Soyons sérieux. Mme Marteau a donc écrit un article de deux pages pour dénoncer la dangereuse droitisation du plus sexy des couples rock « trash » des années 80... le surtitre est évocateur : « Ils pensent comme Dantec, ils admirent Bruckner, ils adorent Sarkozy... » Ouh la la... Dantec, Bruckner, Sarkozy... Ouh la la... La présentation des Rita en tant que « quinquas trash » en dit long, également. Des quinquas... des vieux cons quoi ! Ca sent le procès stalinien, la mise au pilori, l’émasculation, la mastectomie, la remise à plat des acquis culturels, l’exécution publique.

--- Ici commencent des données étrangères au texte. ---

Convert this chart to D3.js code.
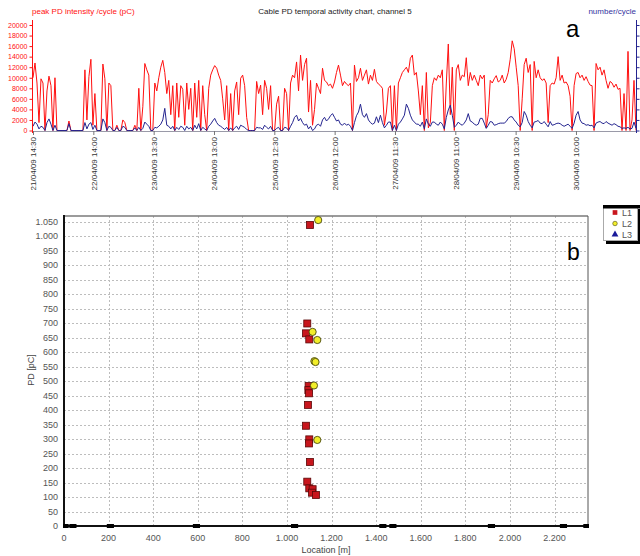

Pour ceux qui auraient raté un épisode, petit rappel des faits : à l’occasion de la sortie de leur nouvel (et remarquable) album Variéty, en mai dernier, les Rita Mitsouko ont été entraînés dans l’habituel vortex communicationnel de la promotion. A cette occasion ils se sont exprimés à plusieurs reprises sur des sujets périphériques à la musique, notamment dans les pages du Parisien où ils ont apporté leur soutien discret à Nicolas Sarkozy : « On espère que cette société va se débloquer après des rêves socialo-communistes qui l’ont gangrenée. » Fred Chichin a même été plus loin dans Télérama sur le thème de l’anticommunisme : « Tout jeune, j’étais confronté à une contradiction flagrante : mon père était un communiste fou de westerns, mais, à cause de ses convictions, il voyait les westerns en cachette. Parce qu’officiellement il fallait détester le western américain, pur produit de l’idéologie impérialiste US. (...) J’ai appris le nihilisme et cette culture de se construire dans la haine de ce que l’on est. Tout ce qui n’était pas blanc était formidable, tout ce qui était blanc était mal. » Sur le rap, le guitariste des Rita n’hésite pas à déclarer : « Je suis resté deux mois avec une quarantaine de rappeurs. C’est édifiant sur le niveau et la mentalité... Le rap a fait énormément de mal à la scène musicale française. C’est une véritable catastrophe, un gouffre culturel. La pauvreté de l’idéologie que ça véhicule : la violence, le racisme antiblancs, antioccidental, antifemmes... C’est affreux. » Voilà, en gros, les objets du délit. La dénonciation de la persistance de l’idéologie communiste en France, sur fond d’histoire personnelle, et la critique musclée d’un genre musical parfois agressif.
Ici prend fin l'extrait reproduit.